> **The task**: Would you repeat the listing exactly but omit every picture?

> **Data shown**:

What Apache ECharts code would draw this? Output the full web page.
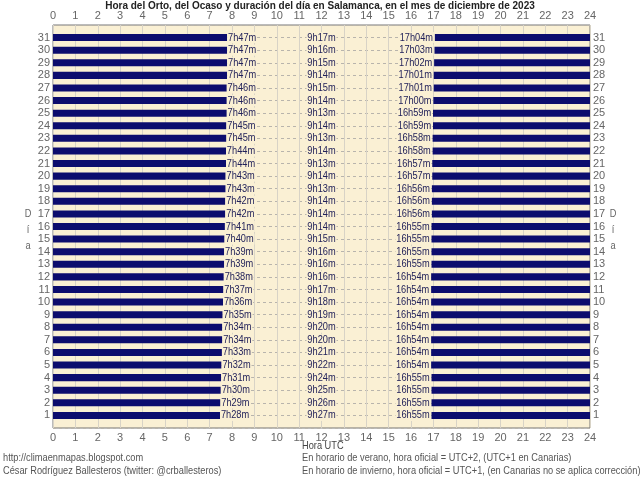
<!DOCTYPE html>
<html><head><meta charset="utf-8">
<script src="https://cdn.jsdelivr.net/npm/echarts@6/dist/echarts.min.js"></script>
<style>html,body{margin:0;padding:0;background:#fff}#c{width:640px;height:479px}</style>
</head><body><div id="c"></div>
<script>
var days = [1,2,3,4,5,6,7,8,9,10,11,12,13,14,15,16,17,18,19,20,21,22,23,24,25,26,27,28,29,30,31];
var sunrise = ["7h28m","7h29m","7h30m","7h31m","7h32m","7h33m","7h34m","7h34m","7h35m","7h36m","7h37m","7h38m","7h39m","7h39m","7h40m","7h41m","7h42m","7h42m","7h43m","7h43m","7h44m","7h44m","7h45m","7h45m","7h46m","7h46m","7h46m","7h47m","7h47m","7h47m","7h47m"];
var duration = ["9h27m","9h26m","9h25m","9h24m","9h22m","9h21m","9h20m","9h20m","9h19m","9h18m","9h17m","9h16m","9h16m","9h16m","9h15m","9h14m","9h14m","9h14m","9h13m","9h14m","9h13m","9h14m","9h13m","9h14m","9h13m","9h14m","9h15m","9h14m","9h15m","9h16m","9h17m"];
var sunset = ["16h55m","16h55m","16h55m","16h55m","16h54m","16h54m","16h54m","16h54m","16h54m","16h54m","16h54m","16h54m","16h55m","16h55m","16h55m","16h55m","16h56m","16h56m","16h56m","16h57m","16h57m","16h58m","16h58m","16h59m","16h59m","17h00m","17h01m","17h01m","17h02m","17h03m","17h04m"];
var durationLabelHour = 12;

function toHours(s){var m=s.match(/(\d+)h(\d+)m/);return +m[1]+(+m[2])/60;}
var rows = days.map(function(d,i){return [d, toHours(sunrise[i]), toHours(sunset[i]), sunrise[i], duration[i], sunset[i]];});

var FONT = 'Liberation Sans, Arial, sans-serif';
var BG = '#faf0d4';
var NAVY = '#0c0c6e';
var TXT = '#22225a';
var SX = 0.84;

var chart = echarts.init(document.getElementById('c'));
var xAx = function(pos){return {type:'value',position:pos,min:0,max:24,interval:1,
  axisLine:{show:false},axisTick:{show:false},
  axisLabel:{color:'#666',fontFamily:FONT,fontSize:11,margin:4},
  splitLine:{show:pos==='bottom',lineStyle:{color:'#d8d3c6',width:1}}};};
var yAx = function(pos){return {type:'value',position:pos,min:0,max:32,interval:1,
  axisLine:{show:false},axisTick:{show:false},
  axisLabel:{color:'#666',fontFamily:FONT,fontSize:11,margin:3,formatter:function(v){return (v>=1&&v<=31)?String(v):'';}},
  splitLine:{show:pos==='left',lineStyle:{color:'#b8b4ac',type:[3,3],width:1}}};};
function gtext(x,y,t,size,color,align){return {type:'text',x:x,y:y,scaleX:SX,style:{text:t,fontFamily:FONT,fontSize:size,fill:color,align:align||'left',verticalAlign:'middle',lineHeight:16}};}

chart.setOption({
  animation:false,
  backgroundColor:'#fff',
  title:{text:'Hora del Orto, del Ocaso y duración del día en Salamanca, en el mes de diciembre de 2023',
    left:'center',top:1,padding:0,textStyle:{fontFamily:FONT,fontSize:10,fontWeight:'bold',color:'#222'}},
  grid:{left:53,right:50,top:25,bottom:51,show:true,backgroundColor:BG,borderColor:'#777',borderWidth:1},
  xAxis:[xAx('bottom'),xAx('top')],
  yAxis:[yAx('left'),yAx('right')],
  graphic:[
    gtext(28,230,'D\ní\na',11,'#666','center'),
    gtext(613,230,'D\ní\na',11,'#666','center'),
    gtext(302,446,'Hora UTC',11,'#444'),
    gtext(3,458,'http://climaenmapas.blogspot.com',11,'#555'),
    gtext(3,471,'César Rodríguez Ballesteros (twitter: @crballesteros)',11,'#555'),
    gtext(302,458,'En horario de verano, hora oficial = UTC+2, (UTC+1 en Canarias)',11,'#555'),
    gtext(302,471,'En horario de invierno, hora oficial = UTC+1, (en Canarias no se aplica corrección)',11,'#555')
  ],
  series:[{
    type:'custom',
    data:rows,
    encode:{y:0},
    renderItem:function(params,api){
      var d=api.value(0), sr=api.value(1), ss=api.value(2);
      var p0=api.coord([0,d]), pSr=api.coord([sr,d]), pSs=api.coord([ss,d]), p24=api.coord([24,d]);
      var pMid=api.coord([durationLabelHour,d]);
      var h=api.size([0,1])[1]*0.56;
      var i=params.dataIndex;
      var lbl=function(x,txt,align){return {type:'text',x:x,y:p0[1],scaleX:SX,style:{x:0,y:0,text:txt,align:align,verticalAlign:'middle',
        fontFamily:FONT,fontSize:11,fill:TXT,backgroundColor:BG,padding:[0,1]}};};
      return {type:'group',children:[
        {type:'rect',shape:{x:p0[0],y:p0[1]-h/2,width:pSr[0]-p0[0],height:h},style:{fill:NAVY}},
        {type:'rect',shape:{x:pSs[0],y:p0[1]-h/2,width:p24[0]-pSs[0],height:h},style:{fill:NAVY}},
        lbl(pSr[0],rows[i][3],'left'),
        lbl(pMid[0],rows[i][4],'center'),
        lbl(pSs[0]-1,rows[i][5],'right')
      ]};
    }
  }]
});
</script></body></html>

> **Result of this task**:
What Apache ECharts code would draw this? Output the full web page.
<!DOCTYPE html>
<html><head><meta charset="utf-8">
<script src="https://cdn.jsdelivr.net/npm/echarts@6/dist/echarts.min.js"></script>
<style>html,body{margin:0;padding:0;background:#fff}#c{width:640px;height:479px}</style>
</head><body><div id="c"></div>
<script>
var days = [1,2,3,4,5,6,7,8,9,10,11,12,13,14,15,16,17,18,19,20,21,22,23,24,25,26,27,28,29,30,31];
var sunrise = ["7h28m","7h29m","7h30m","7h31m","7h32m","7h33m","7h34m","7h34m","7h35m","7h36m","7h37m","7h38m","7h39m","7h39m","7h40m","7h41m","7h42m","7h42m","7h43m","7h43m","7h44m","7h44m","7h45m","7h45m","7h46m","7h46m","7h46m","7h47m","7h47m","7h47m","7h47m"];
var duration = ["9h27m","9h26m","9h25m","9h24m","9h22m","9h21m","9h20m","9h20m","9h19m","9h18m","9h17m","9h16m","9h16m","9h16m","9h15m","9h14m","9h14m","9h14m","9h13m","9h14m","9h13m","9h14m","9h13m","9h14m","9h13m","9h14m","9h15m","9h14m","9h15m","9h16m","9h17m"];
var sunset = ["16h55m","16h55m","16h55m","16h55m","16h54m","16h54m","16h54m","16h54m","16h54m","16h54m","16h54m","16h54m","16h55m","16h55m","16h55m","16h55m","16h56m","16h56m","16h56m","16h57m","16h57m","16h58m","16h58m","16h59m","16h59m","17h00m","17h01m","17h01m","17h02m","17h03m","17h04m"];
var durationLabelHour = 12;

function toHours(s){var m=s.match(/(\d+)h(\d+)m/);return +m[1]+(+m[2])/60;}
var rows = days.map(function(d,i){return [d, toHours(sunrise[i]), toHours(sunset[i]), sunrise[i], duration[i], sunset[i]];});

var FONT = 'Liberation Sans, Arial, sans-serif';
var BG = '#faf0d4';
var NAVY = '#0c0c6e';
var TXT = '#22225a';
var SX = 0.84;

var chart = echarts.init(document.getElementById('c'));
var xAx = function(pos){return {type:'value',position:pos,min:0,max:24,interval:1,
  axisLine:{show:false},axisTick:{show:false},
  axisLabel:{color:'#666',fontFamily:FONT,fontSize:11,margin:4},
  splitLine:{show:pos==='bottom',lineStyle:{color:'#d8d3c6',width:1}}};};
var yAx = function(pos){return {type:'value',position:pos,min:0,max:32,interval:1,
  axisLine:{show:false},axisTick:{show:false},
  axisLabel:{color:'#666',fontFamily:FONT,fontSize:11,margin:3,formatter:function(v){return (v>=1&&v<=31)?String(v):'';}},
  splitLine:{show:pos==='left',lineStyle:{color:'#b8b4ac',type:[3,3],width:1}}};};
function gtext(x,y,t,size,color,align){return {type:'text',x:x,y:y,scaleX:SX,style:{text:t,fontFamily:FONT,fontSize:size,fill:color,align:align||'left',verticalAlign:'middle',lineHeight:16}};}

chart.setOption({
  animation:false,
  backgroundColor:'#fff',
  title:{text:'Hora del Orto, del Ocaso y duración del día en Salamanca, en el mes de diciembre de 2023',
    left:'center',top:1,padding:0,textStyle:{fontFamily:FONT,fontSize:10,fontWeight:'bold',color:'#222'}},
  grid:{left:53,right:50,top:25,bottom:51,show:true,backgroundColor:BG,borderColor:'#777',borderWidth:1},
  xAxis:[xAx('bottom'),xAx('top')],
  yAxis:[yAx('left'),yAx('right')],
  graphic:[
    gtext(28,230,'D\ní\na',11,'#666','center'),
    gtext(613,230,'D\ní\na',11,'#666','center'),
    gtext(302,446,'Hora UTC',11,'#444'),
    gtext(3,458,'http://climaenmapas.blogspot.com',11,'#555'),
    gtext(3,471,'César Rodríguez Ballesteros (twitter: @crballesteros)',11,'#555'),
    gtext(302,458,'En horario de verano, hora oficial = UTC+2, (UTC+1 en Canarias)',11,'#555'),
    gtext(302,471,'En horario de invierno, hora oficial = UTC+1, (en Canarias no se aplica corrección)',11,'#555')
  ],
  series:[{
    type:'custom',
    data:rows,
    encode:{y:0},
    renderItem:function(params,api){
      var d=api.value(0), sr=api.value(1), ss=api.value(2);
      var p0=api.coord([0,d]), pSr=api.coord([sr,d]), pSs=api.coord([ss,d]), p24=api.coord([24,d]);
      var pMid=api.coord([durationLabelHour,d]);
      var h=api.size([0,1])[1]*0.56;
      var i=params.dataIndex;
      var lbl=function(x,txt,align){return {type:'text',x:x,y:p0[1],scaleX:SX,style:{x:0,y:0,text:txt,align:align,verticalAlign:'middle',
        fontFamily:FONT,fontSize:11,fill:TXT,backgroundColor:BG,padding:[0,1]}};};
      return {type:'group',children:[
        {type:'rect',shape:{x:p0[0],y:p0[1]-h/2,width:pSr[0]-p0[0],height:h},style:{fill:NAVY}},
        {type:'rect',shape:{x:pSs[0],y:p0[1]-h/2,width:p24[0]-pSs[0],height:h},style:{fill:NAVY}},
        lbl(pSr[0],rows[i][3],'left'),
        lbl(pMid[0],rows[i][4],'center'),
        lbl(pSs[0]-1,rows[i][5],'right')
      ]};
    }
  }]
});
</script></body></html>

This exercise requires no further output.